Who's On-Line Now?

Monday, 1 June 2009

Downer

The plan today was to enjoy the beautiful sun (even more so as "normal" people were working), have something decent to eat to line my stomach and then head on into town in the early evening for some drinks.
Well, I have been out in the sun a couple of times today, though the clouds are making the sun play peek-a-boo, so I probably haven't caught the sun much (do I ever, it's burn or nothing normally). I haven't had anything decent to eat as I have nothing in and could not be bothered to go and buy anything (knowing that if I did I would end up with a whole bundle of groceries and no money left to go out), and then I fell asleep for a couple of hours after my cheese and pickle sandwich and missed a couple of hours of decent sunshine (I think, judging from the heat of my room when I woke).
I am now not in the right mood to go out drinking alone and heading towards a bit of a depressive slump.

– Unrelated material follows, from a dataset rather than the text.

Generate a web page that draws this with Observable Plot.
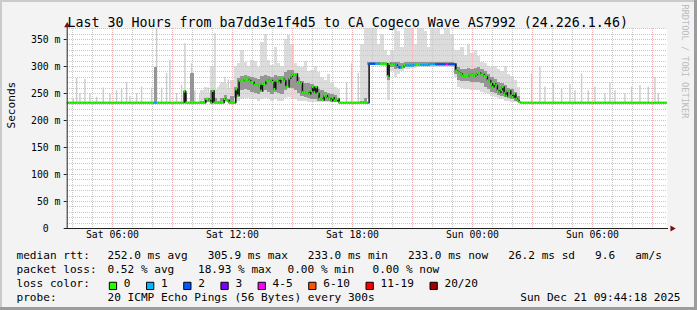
<!DOCTYPE html>
<html><head><meta charset="utf-8">
<script src="https://cdn.jsdelivr.net/npm/d3@7"></script>
<script src="https://cdn.jsdelivr.net/npm/@observablehq/plot@0.6"></script>
<style>html,body{margin:0;padding:0;background:#f3f3f3;} svg{display:block}</style>
</head><body><div id="chart"></div>
<script>
// ---------- data ----------
const titleText = "Last 30 Hours from ba7dd3e1f4d5 to CA Cogeco Wave AS7992 (24.226.1.46)";
const rangeStart = "2025-12-20T03:44:18Z";
const rangeEnd = "2025-12-21T09:44:18Z";
const sampleStart = "2025-12-20T03:45:00Z";
const sampleMinutes = 5;   // median / loss resolution
const bandMinutes = 10;    // smoke band resolution
const minRtt = 233;

// median rtt (ms), one value per 5-minute step
const median = [
233,233,233,233,233,233,233,233,233,233,
233,233,233,233,233,233,233,233,233,233,
233,233,233,233,233,233,233,233,233,233,
233,233,233,233,233,233,233,233,233,233,
233,233,233,233,233,233,233,233,233,233,
233,233,233,233,233,233,233,233,233,233,
233,233,233,233,233,233,233,233,233,233,
254,233,233,233,233,233,233,233,233,233,
233,233,233,240,240,237,233,255,233,233,
233,233,233,233,240,238,237,233,233,233,
233,258,246,274,274,274,276,276,276,274,
271,271,266,266,265,265,255,268,268,274,
274,273,274,271,258,274,274,270,277,277,
274,262,262,278,282,285,285,286,271,271,
269,252,252,252,252,249,255,262,252,262,
250,240,240,238,246,246,241,240,237,242,
237,237,240,233,233,233,233,233,233,233,
233,233,233,233,233,233,233,233,233,233,
233,305,305,305,305,305,305,305,305,305,
305,305,282,305,304,304,304,303,299,298,
298,299,302,302,302,302,302,302,303,303,
303,303,303,303,303,303,303,304,304,304,
304,304,304,304,304,304,304,304,304,304,
304,304,304,292,290,288,286,283,283,283,
283,285,285,284,283,285,288,288,285,285,
282,281,274,274,268,262,268,265,255,252,
257,262,250,246,255,255,246,243,249,240,
237,234,233,233,233,233,233,233,233,233,
233,233,233,233,233,233,233,233,233,233,
233,233,233,233,233,233,233,233,233,233,
233,233,233,233,233,233,233,233,233,233,
233,233,233,233,233,233,233,233,233,233,
233,233,233,233,233,233,233,233,233,233,
233,233,233,233,233,233,233,233,233,233,
233,233,233,233,233,233,233,233,233,233,
233,233,233,233,233,233,233,233,233,233
];

// lost pings (of 20) for the 5-minute steps that had any loss
const lossSlots = [52,53,180,181,182,183,184,185,186,187,197,198,199,200,203,204,205,206,207,208,
  212,213,214,215,216,217,218,219,220,221,222,223,224,225,226,227,228,229,230,231,232];
const lossCount = [1,1,1,2,2,2,2,1,1,1,1,1,2,1,1,1,1,1,1,1,
  1,1,1,1,1,1,1,1,1,2,2,2,2,2,2,4,4,2,2,2,2];

// smoke: min, lower, upper, max ping (ms), one value per 10-minute step
const bandLo = [
233,233,233,233,233,233,233,233,233,233,
233,233,233,233,233,233,233,233,233,233,
233,233,233,233,233,233,233,233,233,233,
233,233,233,233,233,233,233,233,233,233,
233,233,233,233,233,233,233,233,233,233,
234,236,238,240,240,238,238,236,238,240,
238,236,238,236,236,240,242,240,238,236,
235,235,234,234,234,233,233,233,233,233,
233,233,233,233,233,233,233,233,233,233,
240,302,302,302,300,300,237,290,280,285,
290,295,295,296,296,298,298,298,298,299,
299,298,298,299,299,298,280,262,260,258,
258,256,255,255,252,250,248,245,242,240,
238,236,235,234,233,233,233,233,233,233,
233,233,233,233,233,233,233,233,233,233,
233,233,233,233,233,233,233,233,233,233,
233,233,233,233,233,233,233,233,233,233,
233,233,233,233,233,233,233,233,233,233
];
const bandQ1 = [
233,233,233,233,233,233,233,233,233,233,
233,233,233,233,233,233,233,233,233,233,
233,233,233,233,233,233,233,233,233,233,
233,233,233,233,233,233,233,233,233,233,
233,233,233,234,233,233,234,235,233,234,
240,246,255,258,255,252,250,248,252,255,
252,248,252,250,248,255,262,260,255,250,
245,242,240,238,238,236,236,235,235,234,
234,233,233,233,233,233,233,233,233,233,
302,303,303,303,302,302,275,298,295,296,
298,300,301,301,301,302,302,302,302,302,
302,302,302,303,303,302,285,275,272,272,
272,270,270,270,268,262,258,252,250,247,
244,242,240,238,236,234,233,233,233,233,
233,233,233,233,233,233,233,233,233,233,
233,233,233,233,233,233,233,233,233,233,
233,233,233,233,233,233,233,233,233,233,
233,233,233,233,233,233,233,233,233,233
];
const bandQ3 = [
233,233,233,233,233,233,233,233,233,233,
233,233,233,233,233,233,233,233,233,233,
233,233,233,233,233,233,299,233,233,233,
233,233,233,233,233,250,233,287,233,233,
236,240,238,255,240,236,240,246,238,245,
262,278,282,284,282,280,278,276,282,284,
282,280,284,282,282,288,292,292,286,280,
272,268,268,266,262,258,255,252,250,248,
246,240,233,233,233,233,233,233,236,240,
307,308,308,307,308,307,306,307,308,307,
306,307,307,307,307,307,308,308,308,308,
308,308,308,308,308,308,305,298,295,295,
296,295,296,298,295,290,285,280,276,270,
268,264,260,258,252,245,233,233,233,233,
233,233,233,233,233,233,233,233,233,233,
233,233,233,233,233,233,233,233,233,233,
233,233,233,233,233,233,233,233,233,233,
233,233,233,233,233,233,233,233,233,233
];
const bandHi = [
233,233,233,233,233,233,233,233,233,233,
233,233,233,233,233,233,233,233,233,233,
233,233,233,233,233,233,299,233,233,233,
233,233,233,233,233,250,233,287,233,233,
255,262,250,300,258,262,270,268,258,275,
300,305,330,308,300,312,310,298,345,360,
312,302,335,305,300,350,357,340,305,300,
298,310,290,292,300,288,280,275,285,268,
262,258,233,233,233,233,233,233,340,370,
370,370,370,340,360,330,320,330,370,365,
335,370,370,370,340,370,370,365,335,370,
370,370,360,370,370,360,330,330,335,320,
340,325,330,318,308,305,300,298,300,295,
290,300,285,282,275,262,233,233,233,233,
233,233,233,233,233,233,233,233,233,233,
233,233,233,233,233,233,233,233,233,233,
233,233,233,233,233,233,233,233,233,233,
233,233,233,233,233,233,233,233,233,233
];

// isolated single-sample smoke spikes in quiet periods (5-minute step, max ms)
const spikeSlots = [3,5,7,10,13,17,21,25,29,32,35,37,41,44,50,53,56,59,61,65,68,70,74,76,79,82,84,88,91,94,96,
  167,170,174,177,
  278,283,286,291,296,301,304,308,312,316,322,325,328,334,338,343,348,352,354];
const spikeMax = [240,278,250,276,250,243,260,248,255,258,270,245,250,262,260,370,260,287,311,250,265,342,305,255,248,250,260,361,265,280,275,
  270,305,287,286,
  286,299,262,270,258,267,255,286,255,262,250,270,255,250,262,265,262,280,250];

const xTickTimes = ["2025-12-20T06:00:00Z","2025-12-20T12:00:00Z","2025-12-20T18:00:00Z","2025-12-21T00:00:00Z","2025-12-21T06:00:00Z"];
const xTickLabels = ["Sat 06:00","Sat 12:00","Sat 18:00","Sun 00:00","Sun 06:00"];
const yTickValues = [0,50,100,150,200,250,300,350];
const yTickLabels = ["0  ","50 m","100 m","150 m","200 m","250 m","300 m","350 m"];

const lossLabels = ["0","1","2","3","4-5","6-10","11-19","20/20"];
const lossUpper  = [0,1,2,3,5,10,19,20];
const lossColors = ["#26ff00","#00b8ff","#0059ff","#7e00ff","#ff00ff","#ff5500","#ff0000","#a10000"];

const statLabels = ["median rtt:","packet loss:","loss color:","probe:"];
const rttStats = "252.0 ms avg   305.9 ms max   233.0 ms min   233.0 ms now   26.2 ms sd   9.6   am/s";
const lossStats = ["0.52 % avg","18.93 % max","0.00 % min","0.00 % now"];
const probeText = "20 ICMP Echo Pings (56 Bytes) every 300s";
const stampText = "Sun Dec 21 09:44:18 2025";
const yLabel = "Seconds";
const watermark = "RRDTOOL / TOBI OETIKER";

// ---------- build ----------
const MIN = 60000;
const t0 = new Date(sampleStart).getTime();
const start = new Date(rangeStart), end = new Date(rangeEnd);
const colorOf = n => lossColors[lossUpper.findIndex(u => n <= u)];
const medData = median.map((v, j) => ({
  a: new Date(t0 + j * sampleMinutes * MIN),
  b: new Date(t0 + (j + 1) * sampleMinutes * MIN), v, loss: 0}));
lossSlots.forEach((j, i) => { medData[j].loss = lossCount[i]; });
const bandData = bandLo.map((lo, k) => ({
  a: new Date(t0 + k * bandMinutes * MIN),
  b: new Date(t0 + (k + 1) * bandMinutes * MIN),
  lo, q1: bandQ1[k], q3: bandQ3[k], hi: bandHi[k]}));
const lightBand = bandData.filter(d => d.hi > d.lo);
const midBand = bandData.filter(d => d.q3 > d.q1);
const spikes = spikeSlots.map((j, i) => ({t: new Date(t0 + (j + 0.5) * sampleMinutes * MIN), v: spikeMax[i]}));

const hours = d3.utcHour.range(d3.utcHour.ceil(start), end);
const xMinor = hours.filter(d => d.getUTCHours() % 3 !== 0);
const xMajor = hours.filter(d => d.getUTCHours() % 3 === 0);
const yMinor = d3.range(10, 371, 10).filter(v => v % 50 !== 0);
const yMajor = d3.range(50, 351, 50);

const MONO = "DejaVu Sans Mono";
const nb = s => s.replace(/ /g, "\u00a0");
const gridMinor = {stroke: "#c8c8c8", strokeDasharray: "1,1", shapeRendering: "crispEdges"};
const gridMajor = {stroke: "#f0b2b2", strokeDasharray: "1,1", shapeRendering: "crispEdges"};
const legendFont = {fontFamily: MONO, fontSize: 11.1, fill: "#000", textAnchor: "start", frameAnchor: "bottom-left"};
const rowDy = [30.7, 44.5, 58.3, 72.1];
const left = 66.7;

const marks = [
  Plot.frame({fill: "white", stroke: null}),
  Plot.ruleX(spikes, {x: "t", y1: minRtt, y2: "v", stroke: "#cbcbcb", strokeWidth: 1.4}),
  Plot.rect(lightBand, {x1: "a", x2: "b", y1: "lo", y2: "hi", fill: "#dcdcdc", shapeRendering: "crispEdges"}),
  Plot.ruleY(yMinor, gridMinor),
  Plot.ruleX(xMinor, gridMinor),
  Plot.ruleY(yMajor, gridMajor),
  Plot.ruleX(xMajor, gridMajor),
  Plot.rect(midBand, {x1: "a", x2: "b", y1: "q1", y2: "q3", fill: "#8a8a8a", fillOpacity: 0.85, shapeRendering: "crispEdges"}),
  Plot.line(medData, {x: "a", y: "v", curve: "step-after", stroke: "#111", strokeWidth: 1.5}),
  Plot.ruleY(medData, {y: "v", x1: "a", x2: "b", stroke: d => colorOf(d.loss), strokeWidth: 2.4}),
  // axes
  Plot.ruleY([0], {x1: new Date(start - 6 * MIN), x2: new Date(+end + 4 * MIN), stroke: "#222"}),
  Plot.ruleX([start], {y1: 0, y2: 372, stroke: "#222"}),
  Plot.ruleY(yTickValues, {x1: new Date(start - 9 * MIN), x2: start, stroke: "#222"}),
  Plot.dot([0], {x: new Date(+end + 15 * MIN), y: 0, symbol: "triangle", rotate: 90, r: 2.3, fill: "#7a0f0f", stroke: null}),
  Plot.dot([0], {x: start, y: 376, symbol: "triangle", r: 2.3, fill: "#7a0f0f", stroke: null}),
  Plot.text(xTickTimes.map((t, i) => ({t: new Date(t), s: xTickLabels[i]})),
    {x: "t", text: "s", frameAnchor: "bottom", dy: 9.3, fontFamily: MONO, fontSize: 9.8, fill: "#000"}),
  Plot.text(yTickValues.map((v, i) => ({v, s: nb(yTickLabels[i])})),
    {y: "v", text: "s", frameAnchor: "left", dx: -6.7, textAnchor: "end", fontFamily: MONO, fontSize: 9.8, fill: "#000"}),
  Plot.text([yLabel], {text: d => d, frameAnchor: "left", dx: 11 - left, rotate: -90, fontFamily: MONO, fontSize: 11.1, fill: "#000"}),
  Plot.text([titleText], {text: d => d, frameAnchor: "top", dx: -19.5, dy: -11, fontFamily: MONO, fontSize: 13.3, fill: "#000"}),
  Plot.text([watermark], {text: d => d, frameAnchor: "top-right", dx: 21.3, dy: -24, rotate: 90, textAnchor: "start", fontFamily: MONO, fontSize: 8.6, fill: "#bdbdbd"}),
  // legend rows
  ...statLabels.map((s, i) => Plot.text([nb(s)], {...legendFont, text: d => d, dx: 16 - left, dy: rowDy[i]})),
  Plot.text([nb(rttStats)], {...legendFont, text: d => d, dx: 107 - left, dy: rowDy[0]}),
  ...lossStats.map((s, i) => Plot.text([nb(s)], {...legendFont, text: d => d, dx: [107, 197.5, 287, 372][i] - left, dy: rowDy[1]})),
  Plot.text([nb(probeText)], {...legendFont, text: d => d, dx: 107 - left, dy: rowDy[3]}),
  Plot.text([nb(stampText)], {...legendFont, text: d => d, frameAnchor: "bottom-right", textAnchor: "end", dx: 680 - 666.7, dy: rowDy[3]})
];
let bx = 108.3;
lossLabels.forEach((lab, i) => {
  marks.push(Plot.dot([0], {frameAnchor: "bottom-left", dx: bx + 4.15 - left, dy: rowDy[2] - 0.9, symbol: "square", r: 4.1,
    fill: lossColors[i], stroke: "#000", strokeWidth: 1}));
  marks.push(Plot.text([lab], {...legendFont, text: d => d, dx: bx + 15 - left, dy: rowDy[2]}));
  bx += 15 + lab.length * 6.7 + 15.5;
});

const chart = Plot.plot({
  width: 697, height: 310,
  marginLeft: left, marginRight: 697 - 666.7, marginTop: 28, marginBottom: 82,
  x: {type: "utc", domain: [start, end], axis: null},
  y: {domain: [0, 200 / 0.54], axis: null},
  style: "background:#f3f3f3;font-family:'DejaVu Sans Mono';box-shadow: inset -3px -3px 0 #9c9c9c, inset 2px 2px 0 #cbcbcb;max-width:none;",
  marks
});
document.getElementById("chart").appendChild(chart);
</script>
</body></html>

Knowing that I am back to work on nights tomorrow (my first night shifts in a month) doesn't help.
I've been doing really well lately feeling good if not great, but today it all seems to have slipped away. It's probably a delayed reaction from going back to work.
When I get like this there is very little that I can do by myself, normally it takes someone to distract me out of the slump. When I'm in a slump all I seem to be able to think about is how miserable I am. What I usually need is for someone to make me forget about it, but no one is around today, so it looks like it's a night in alone again.